GSA Connects 2022 meeting in Denver, Colorado

Paper No. 139-1
Presentation Time: 8:00 AM

EXTINCTION-INDUCED CHANGES TO MOROCCAN REEF ECOLOGY IN THE EARLY JURASSIC


STONE, Travis1, MARTINDALE, Rowan2, FONVILLE, Tanner3, VASSEUR, Raphäel4, LATHUILIÈRE, Bernard4 and WILLIAMS, Claire2, (1)Jackson School of Geosciences, The University of Texas at Austin, 2305 Speedway, Stop C1160, Austin, TX 78712-1692, (2)Department of Geological Sciences, Jackson School of Geosciences, University of Texas at Austin, 1 University Station C1100, Austin, TX 78712, (3)Department of Geological Sciences, Jackson School of Geosciences, The University of Texas at Austin, 2305 Speedway, Stop C1160, Austin, TX 78712-1692, (4)University of Lorraine, Nancy, 54 042, France

Mass extinctions in the early Mesozoic were foundational to the development of modern marine communities such as coral reefs. Two Early Jurassic extinctions, the Pliensbachian/Toarcian (Pl/To) boundary event and the Toarcian Oceanic Anoxic event (T-OAE), caused one of the most severe reef collapses of the Phanerozoic. Current research of the effects on shallow water reef ecosystems during these extinctions lacks the resolution necessary to either quantify the ecological changes they caused or determine how specific extinction drivers (e.g., acidification, ocean warming) influenced ecological shifts.

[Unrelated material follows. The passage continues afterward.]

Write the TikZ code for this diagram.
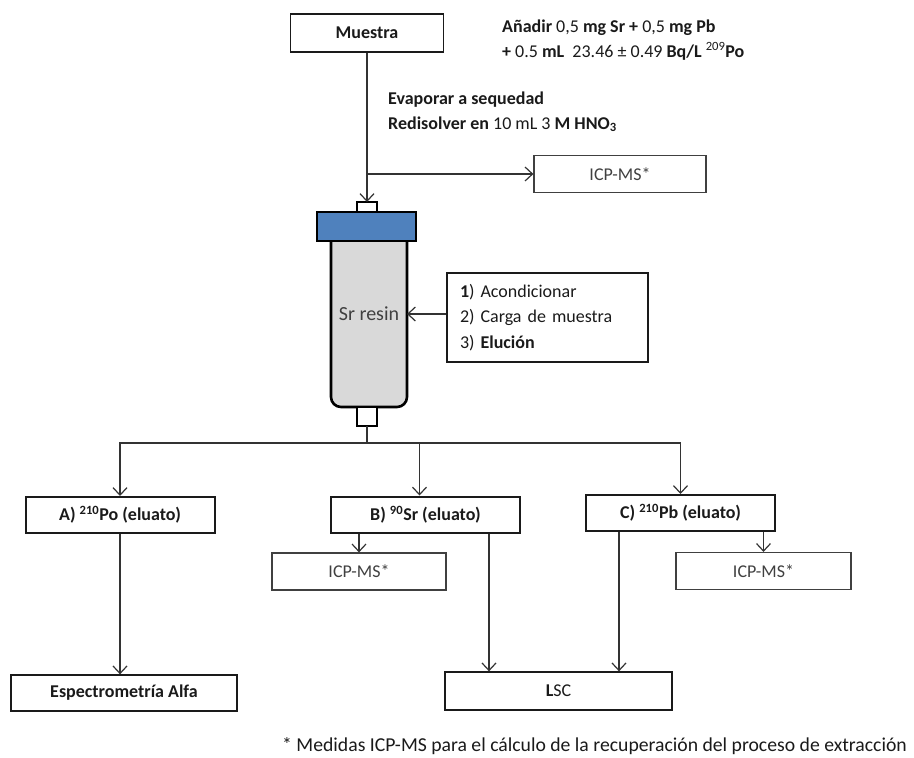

In the Central High Atlas Mountains of Morocco, we have been able to thoroughly sample reefal units from multiple locations and facies across the Early Jurassic. The Moroccan shallow water environments experienced severe carbonate factory collapses during both the Pl/To and the T-OAE. During these events, an increase in continental weathering caused thick siliciclastic deposits as well as a pause in reef growth. After each extinction, the biotic structural components of the reefs changed, giving insight on how extinction drivers impacted those taxa at the time of their onset. Following the Pl/To, there was a shift from a mix of coral-dominant and lithiotid bivalve-dominant reefs to predominantly lithiotid bivalve reefs. Following the T-OAE, lithiotids went extinct and coral-dominated reefs returned to the platform.

An ongoing quantitative point count analysis of more than 250 thin sections will allow us to determine more specific structural and ecological changes that occurred within reefs, as well as assess how the roles of certain taxa changed during this time. Occurrence and volumetric composition data will be used to quantify the differences in reef facies between time intervals. Detailed paleontological analyses of reefal compositional and structural change across these two extinctions will allow us to determine what role extinction drivers such as acidification, sediment influx, or rising ocean temperatures, played during each event and correlate those drivers with their effects on the faunal community and structure of the reefs.